▸ **Task statement**: Word for word, copy all the data and drop the pictures.

▸ **Raw data**:
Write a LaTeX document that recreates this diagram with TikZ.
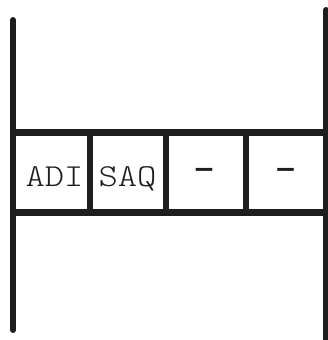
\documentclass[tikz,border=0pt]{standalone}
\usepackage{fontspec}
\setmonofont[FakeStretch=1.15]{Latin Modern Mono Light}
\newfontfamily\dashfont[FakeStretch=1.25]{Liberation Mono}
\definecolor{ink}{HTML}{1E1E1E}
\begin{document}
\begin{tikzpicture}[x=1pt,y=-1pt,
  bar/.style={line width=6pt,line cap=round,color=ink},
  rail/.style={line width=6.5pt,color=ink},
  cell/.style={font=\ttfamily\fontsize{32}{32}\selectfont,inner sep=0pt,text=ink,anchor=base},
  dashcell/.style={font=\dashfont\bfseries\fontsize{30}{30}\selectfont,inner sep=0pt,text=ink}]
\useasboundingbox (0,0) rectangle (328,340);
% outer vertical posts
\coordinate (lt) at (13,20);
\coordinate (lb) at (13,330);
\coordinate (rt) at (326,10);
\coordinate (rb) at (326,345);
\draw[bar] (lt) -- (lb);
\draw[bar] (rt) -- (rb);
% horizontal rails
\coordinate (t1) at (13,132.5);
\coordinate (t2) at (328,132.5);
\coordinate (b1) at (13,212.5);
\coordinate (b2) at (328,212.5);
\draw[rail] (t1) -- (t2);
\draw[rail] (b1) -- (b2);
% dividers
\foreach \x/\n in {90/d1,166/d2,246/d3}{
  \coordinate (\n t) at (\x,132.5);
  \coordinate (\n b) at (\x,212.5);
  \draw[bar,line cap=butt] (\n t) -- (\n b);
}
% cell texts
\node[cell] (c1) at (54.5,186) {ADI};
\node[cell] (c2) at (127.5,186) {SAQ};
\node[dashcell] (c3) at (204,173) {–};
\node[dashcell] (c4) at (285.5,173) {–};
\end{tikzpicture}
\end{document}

▸ **Task result**:
Write a LaTeX document that recreates this diagram with TikZ.
\documentclass[tikz,border=0pt]{standalone}
\usepackage{fontspec}
\setmonofont[FakeStretch=1.15]{Latin Modern Mono Light}
\newfontfamily\dashfont[FakeStretch=1.25]{Liberation Mono}
\definecolor{ink}{HTML}{1E1E1E}
\begin{document}
\begin{tikzpicture}[x=1pt,y=-1pt,
  bar/.style={line width=6pt,line cap=round,color=ink},
  rail/.style={line width=6.5pt,color=ink},
  cell/.style={font=\ttfamily\fontsize{32}{32}\selectfont,inner sep=0pt,text=ink,anchor=base},
  dashcell/.style={font=\dashfont\bfseries\fontsize{30}{30}\selectfont,inner sep=0pt,text=ink}]
\useasboundingbox (0,0) rectangle (328,340);
% outer vertical posts
\coordinate (lt) at (13,20);
\coordinate (lb) at (13,330);
\coordinate (rt) at (326,10);
\coordinate (rb) at (326,345);
\draw[bar] (lt) -- (lb);
\draw[bar] (rt) -- (rb);
% horizontal rails
\coordinate (t1) at (13,132.5);
\coordinate (t2) at (328,132.5);
\coordinate (b1) at (13,212.5);
\coordinate (b2) at (328,212.5);
\draw[rail] (t1) -- (t2);
\draw[rail] (b1) -- (b2);
% dividers
\foreach \x/\n in {90/d1,166/d2,246/d3}{
  \coordinate (\n t) at (\x,132.5);
  \coordinate (\n b) at (\x,212.5);
  \draw[bar,line cap=butt] (\n t) -- (\n b);
}
% cell texts
\node[cell] (c1) at (54.5,186) {ADI};
\node[cell] (c2) at (127.5,186) {SAQ};
\node[dashcell] (c3) at (204,173) {–};
\node[dashcell] (c4) at (285.5,173) {–};
\end{tikzpicture}
\end{document}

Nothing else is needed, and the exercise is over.